Are Bush and Rumsfeld Closet Populists?
Patrick J. Buchanan
February 12 2003
"How many Frenchmen does it take to defend Paris?"
"Nobody knows because it's never been done yet."
That joke was making the rounds at a political conference in Washington this weekend. It is a cruel and unjust jest. As Margaret Macmillan writes, in Paris 1919, 1.3 million Frenchmen one out of every four between 18 and 30 died in the Great War (1914-1918), and twice as many were wounded fighting successfully to defend Paris.
But the French are not loved here, and neither are the Germans. And Defense Secretary Rumsfeld is making himself a populist icon with his cracks about "Old Europe" and the only ones opposing a U.S. war on Iraq being the Cubans, the Libyans and the Germans.
"Old Rumsfeld," Le Monde mocks him, but he and President Bush are also scoring with their scaldings of the United Nations. How can one not laugh on hearing that Libya was just elected, by a 33-to-3 vote, to chair the U.N. Human Rights Commission, and Iraq is in line to head up the U.N. disarmament committee?
Truly, the inmates are running the asylum and it is imperative that the patriotic and populist Right not associate itself with anti-Americans who would use the U.N. to tie America's hands.
President Bush may be about to launch the wrong war at the wrong time in the wrong place with the wrong enemy, but he is right that the decision is ours alone to make.

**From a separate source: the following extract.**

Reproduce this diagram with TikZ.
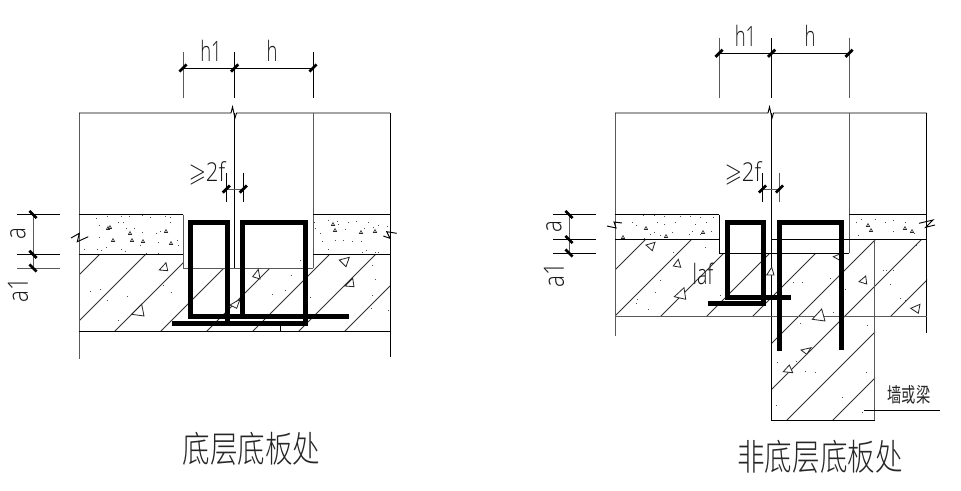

No one else decides for us not the U.N., and not NATO, but the American people through the Congress as the Constitution commands. Yet, ironically, as Bush and Rumsfeld march us into this war for empire, they may just end up advancing the anti-imperialist agenda of the Old Right. Consider:
If France casts a veto in the Security Council to a resolution authorizing war on Iraq, the U.N. will be seen, in the well-chosen word of the president, as "irrelevant." Bush said it again Saturday: "It's a moment of truth for the United Nations. The United Nations gets to decide shortly whether or not it is going to be relevant in terms of keeping the peace, whether or not its words mean anything."

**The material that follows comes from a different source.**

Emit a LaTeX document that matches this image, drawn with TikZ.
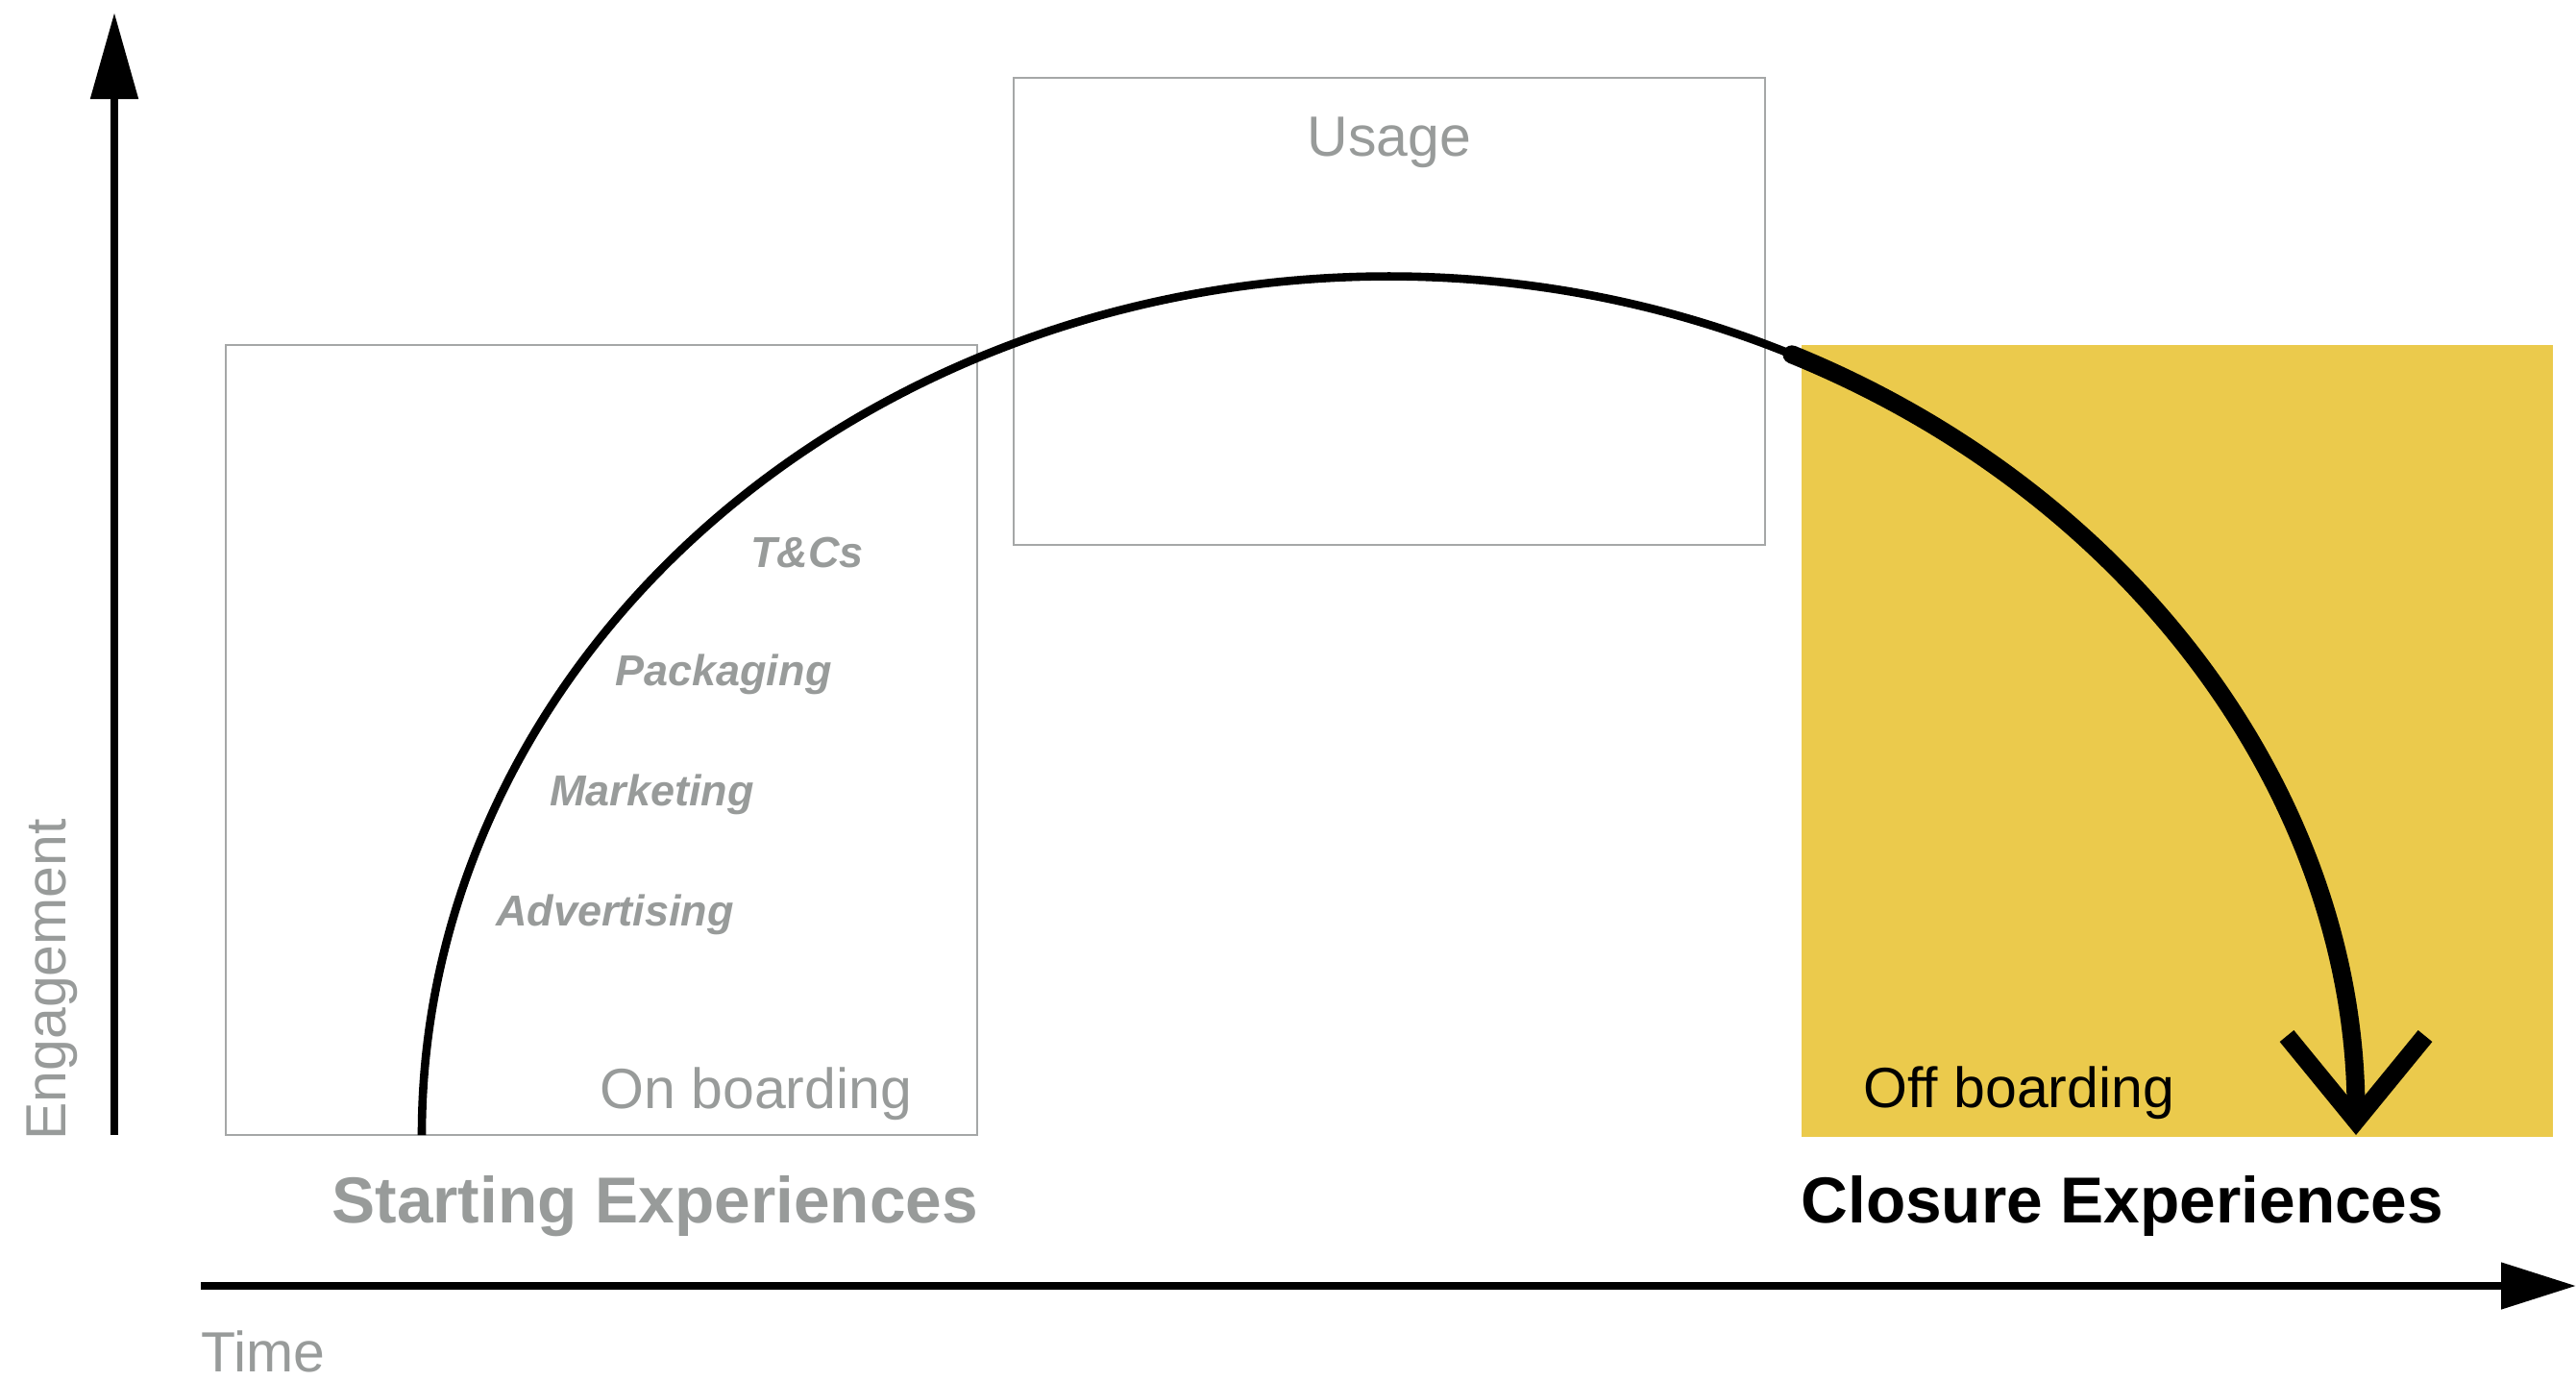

And if the U.N. echoes with condemnations of the United States, as U.S. soldiers are dying in Iraq, that body could suffer the same fate as the League of Nations when it failed to sanction Japan for invading Manchuria and Italy for invading Ethiopia in the 1930s. Indeed, if war comes, the time may be ripe to demand that the United Nations, at long last, remove itself from the United States.
A war on Iraq may also call into question the value of NATO. This "most successful alliance in history" long ago achieved its purpose: to keep the Red Army from seizing Western Europe. With that army gone from Europe and the USSR splintered into 15 nations, the day of the dissolution of NATO may be at hand. And as Berlin and Paris block NATO aid for Turkey's defense in the coming war, Old Europe may be advancing the day of the final departure of U.S. troops from Europe. Even the Wall Street Journal is coming around to the question of whether NATO now serves U.S. interests.
Neoconservatives see an invasion of Iraq as central to their plans for U.S. hegemony in the Middle East, but the Bush Doctrine could produce the opposite effect. The New York Times quotes Saudi princes as saying Crown Prince Abdullah "will ask President Bush to withdraw all American armed forces from the kingdom as soon as the campaign to disarm Iraq has concluded."
A violent reaction to war on Iraq across the Arab and Islamic world could lead to the same demands from other regimes.
Saturday in Williamsburg, Va., U.N. Secretary General Kofi Annan suggested the United States is on a collision course with the U.N. President Bush may claim a right to launch pre-emptive attacks on rogue nations seeking weapons of mass destruction, says Annan, but this "is not an issue for any one state, but for the international community as a whole.
"[W]hen states decide to use force, not in self-defense but to deal with broader threats to international peace and security, there is no substitute for the unique legitimacy provided by the United Nations Security Council." Absent our U.N. blessing, Kofi Annan is telling Bush, your doctrine will make America a rogue nation.
With Kim Jong Il's drive to build atom bombs causing second thoughts about the presence of 37,000 U.S. troops in Korea, 2003 might see not just the apex of American empire but a retrenchment of U.S. power from Asia and the Near East, and castration of the U.N.
The fruits of neo-imperialism may just be neo-isolationism.